Part of what previously turned me off is that there's a lot of showing-off of the technical capabilities both of Rick himself and his array of synthesisers, though to be fair, in this respect there's a lot to show off. I have to admit that I prefer the sort of original compositions Rick devises to the "rocking the classics approach" of the likes of Keith Emerson or Wendy Carlos, simply because he's composing with a thorough understanding of his instruments in mind, rather than taking material composed for other instrumentation and then trying to use keyboards to fill in for as much of the orchestra as possible.

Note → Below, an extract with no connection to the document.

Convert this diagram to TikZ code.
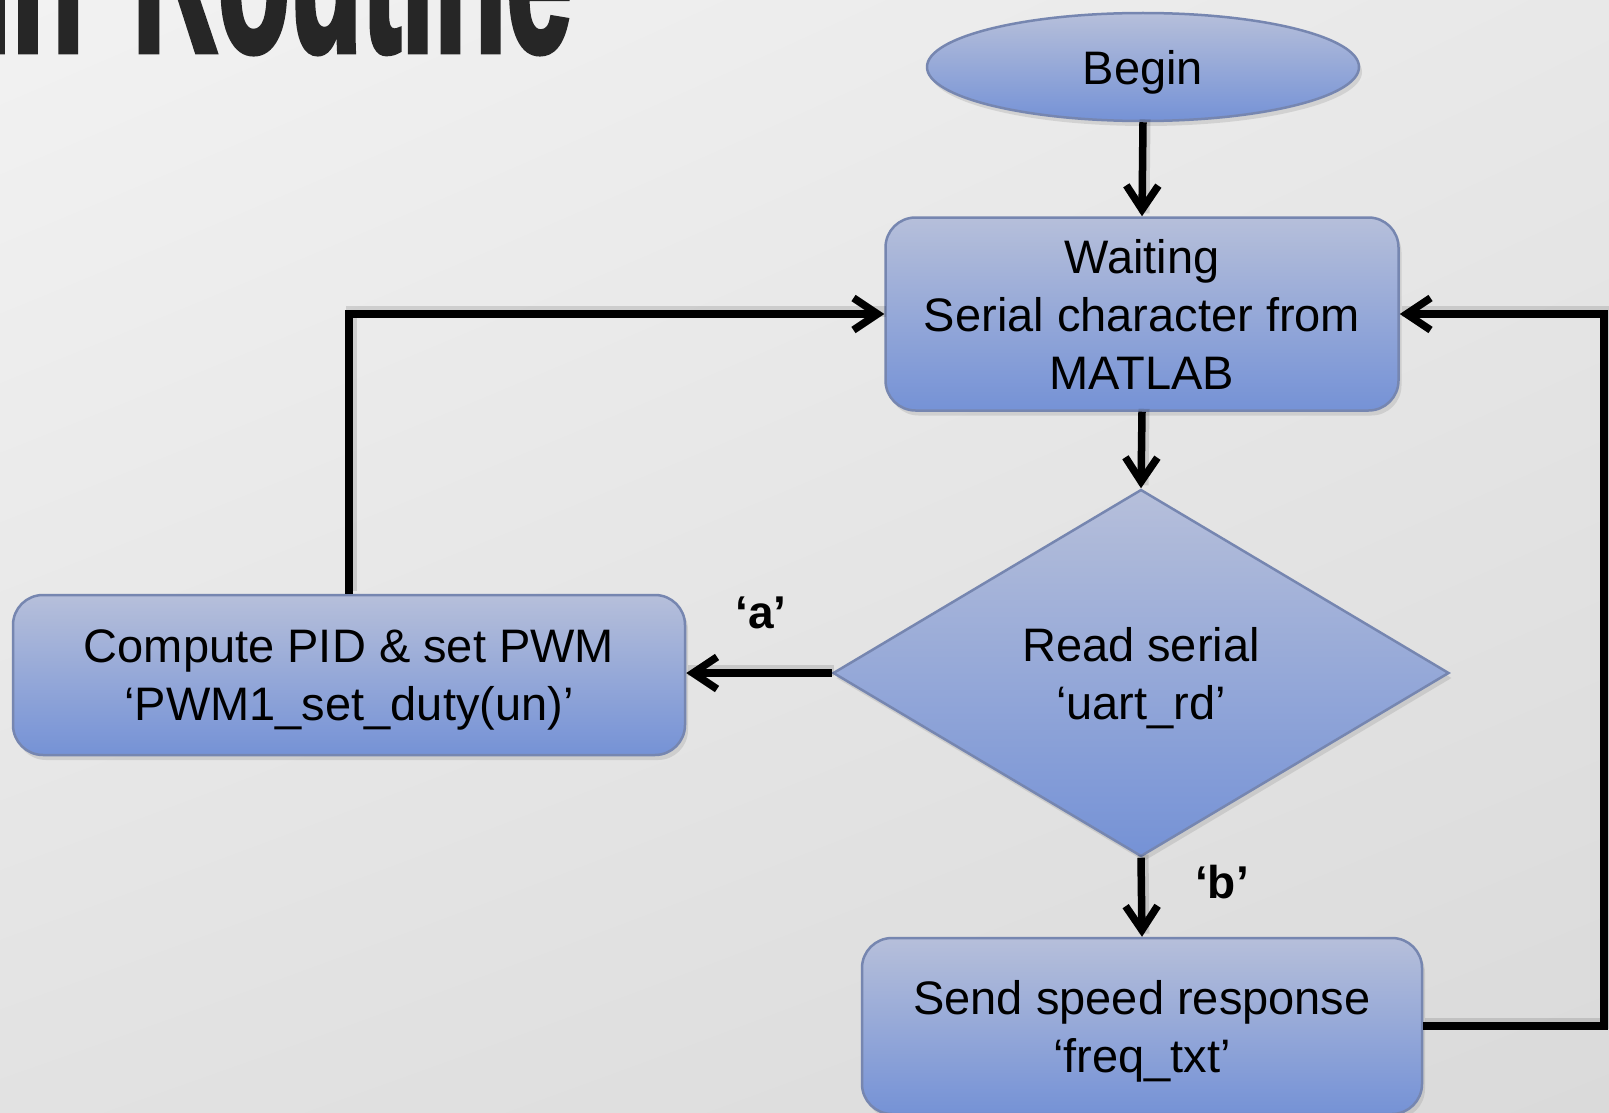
\documentclass[tikz,border=0pt]{standalone}
\usepackage{fontspec}
\setmainfont{Liberation Sans}
\newfontfamily\headingfont{Liberation Sans}[FakeBold=3]
\usetikzlibrary{arrows.meta,shapes.geometric,shadows,shadings}
\definecolor{boxtop}{RGB}{182,191,218}
\definecolor{boxbot}{RGB}{117,146,214}
\definecolor{boxedge}{RGB}{118,134,176}
\definecolor{titleink}{RGB}{38,38,38}
\definecolor{bgA}{RGB}{242,242,242}
\definecolor{bgB}{RGB}{232,232,232}
\definecolor{bgC}{RGB}{226,226,226}
\definecolor{bgD}{RGB}{218,218,218}

\begin{document}
\begin{tikzpicture}[x=1pt,y=-1pt,
  shapebase/.style={draw=boxedge, line width=2.5pt, top color=boxtop, bottom color=boxbot,
    align=center, inner sep=0pt, text depth=0pt, font=\fontsize{47}{58}\selectfont,
    drop shadow={opacity=0.22, shadow xshift=3pt, shadow yshift=-5pt}},
  flowbox/.style={shapebase, rounded corners=30pt},
  terminal/.style={shapebase, ellipse},
  decision/.style={shapebase, diamond},
  flowarrow/.style={line width=7.5pt, line join=miter,
    -{Straight Barb[length=24pt,width=32pt]},
    preaction={draw=black, opacity=0.12, line width=11pt, -,
      transform canvas={shift={(2pt,3pt)}}}},
  caselabel/.style={font=\fontsize{46}{46}\selectfont\bfseries, inner sep=0pt}
]
% page area and background
\useasboundingbox (0,0) rectangle (1609,1113);
\clip (0,0) rectangle (1609,1113);
\shade[upper left=bgA, upper right=bgB, lower left=bgC, lower right=bgD] (0,0) rectangle (1609,1113);

% heading
\node[anchor=base east, inner sep=0pt, text=titleink,
      font=\headingfont\bfseries\fontsize{118}{118}\selectfont] (title) at (572,51)
  {\scalebox{1}[1.9]{Main\hspace{49pt}Routine}};

% flowchart nodes
\node[terminal, minimum width=432pt, minimum height=108pt] (begin) at (1143,67) {Begin};
\node[flowbox, minimum width=513pt, minimum height=193pt] (wait) at (1142,314)
  {Waiting\\Serial character from\\MATLAB};
\node[decision, minimum width=616pt, minimum height=367pt] (read) at (1141,673)
  {Read serial\\‘uart\_rd’};
\node[flowbox, minimum width=672pt, minimum height=160pt] (pid) at (349,675)
  {Compute PID \& set PWM\\‘PWM1\_set\_duty(un)’};
\node[flowbox, minimum width=560pt, minimum height=176pt] (send) at (1142,1026)
  {Send speed response\\‘freq\_txt’};

\coordinate (rloop) at (1604,314);

% connectors
\draw[flowarrow] (begin.south) -- (wait.north);
\draw[flowarrow] (wait.south) -- (read.north);
\draw[flowarrow] (read.west) -- (read.west -| pid.east);
\draw[flowarrow] (pid.north) |- (wait.west);
\draw[flowarrow] (read.south) -- (send.north);
\draw[flowarrow] (send.east) -| (rloop) -- (wait.east);

% branch labels
\node[caselabel] (la) at (761,613) {‘a’};
\node[caselabel] (lb) at (1222,882) {‘b’};
\end{tikzpicture}
\end{document}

There's also a certain playfulness and a range of influences which weren't so widely-embraced in Yes by this point - at points there's even a certain funkiness to proceedings which the Close to the Edge/Tales From Topographic Oceans era of the band would have simply never contemplated. It's that playful side to the album, balanced very capably with its more serious aspects (the transitions between sections always make some sort of emotional sense, rather than feeling abrupt) which represents Rick's big accomplishment here, and is the reason the whole endeavour works so well.